A DSL filter is an analog low-pass filter installed between analog devices (such as telephones or analog modems) and a plain old telephone service (POTS) telephone line, in order to prevent interference between such devices and a digital subscriber line (DSL) service operating on the same line. Without DSL filters, signals or echoes from analog devices at the top of their frequency range can result in reduced performance and connection problems with DSL service, while those from the DSL service at the bottom of its range can result in line noise and other issues for analog devices.

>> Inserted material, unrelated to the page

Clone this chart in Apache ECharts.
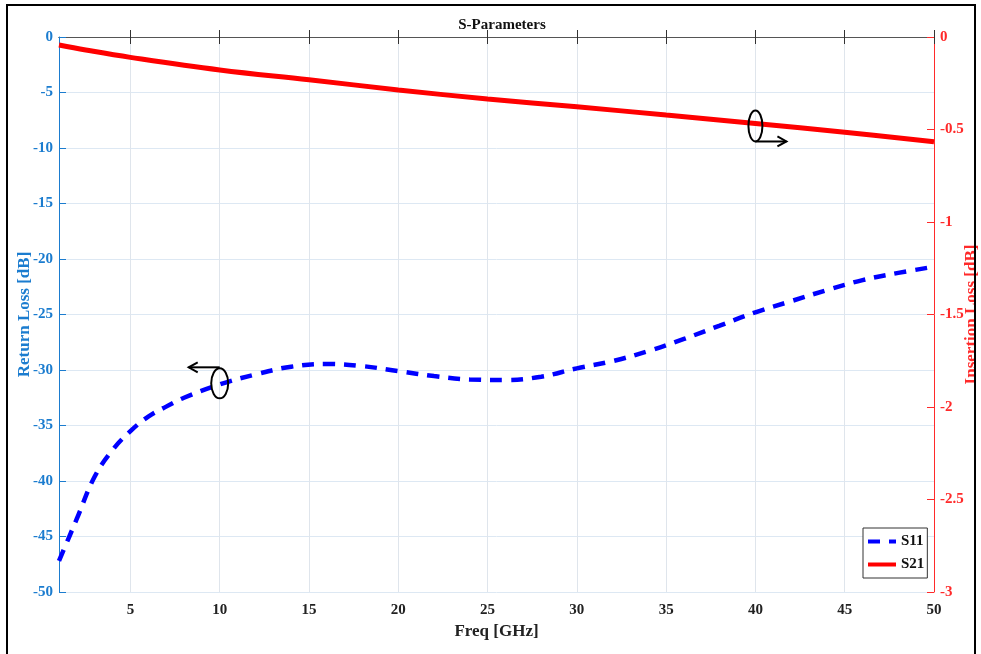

Typical installation for an existing home involves installing DSL filters on every telephone, fax machine, voice band modem, and other voiceband device in the home, leaving the DSL modem as the only unfiltered device. For wall mounted phones, the filter is in the form of a plate which hangs on the standard wall mount, and upon which the phone hangs in turn.
In cases where it is possible to run new cables, it can be advantageous to split the telephone line after it enters the home, installing a single DSL filter on one leg and running it to every jack in the home where an analog device will be in use, and dedicating the other (unfiltered) leg to the DSL modem. Some devices, such as monitored alarms and Telephone Devices for the Deaf, mainly certain older models using an acoustic coupler, may be hardwired and may not easily accept a DSL filter. Some of these devices can be successfully filtered with a DSL filter or splitter, especially if the hardwired connection is converted into a jacked connection.
Some DSL modems have filtering circuitry built-in, to which the telephones and fax machines can be connected.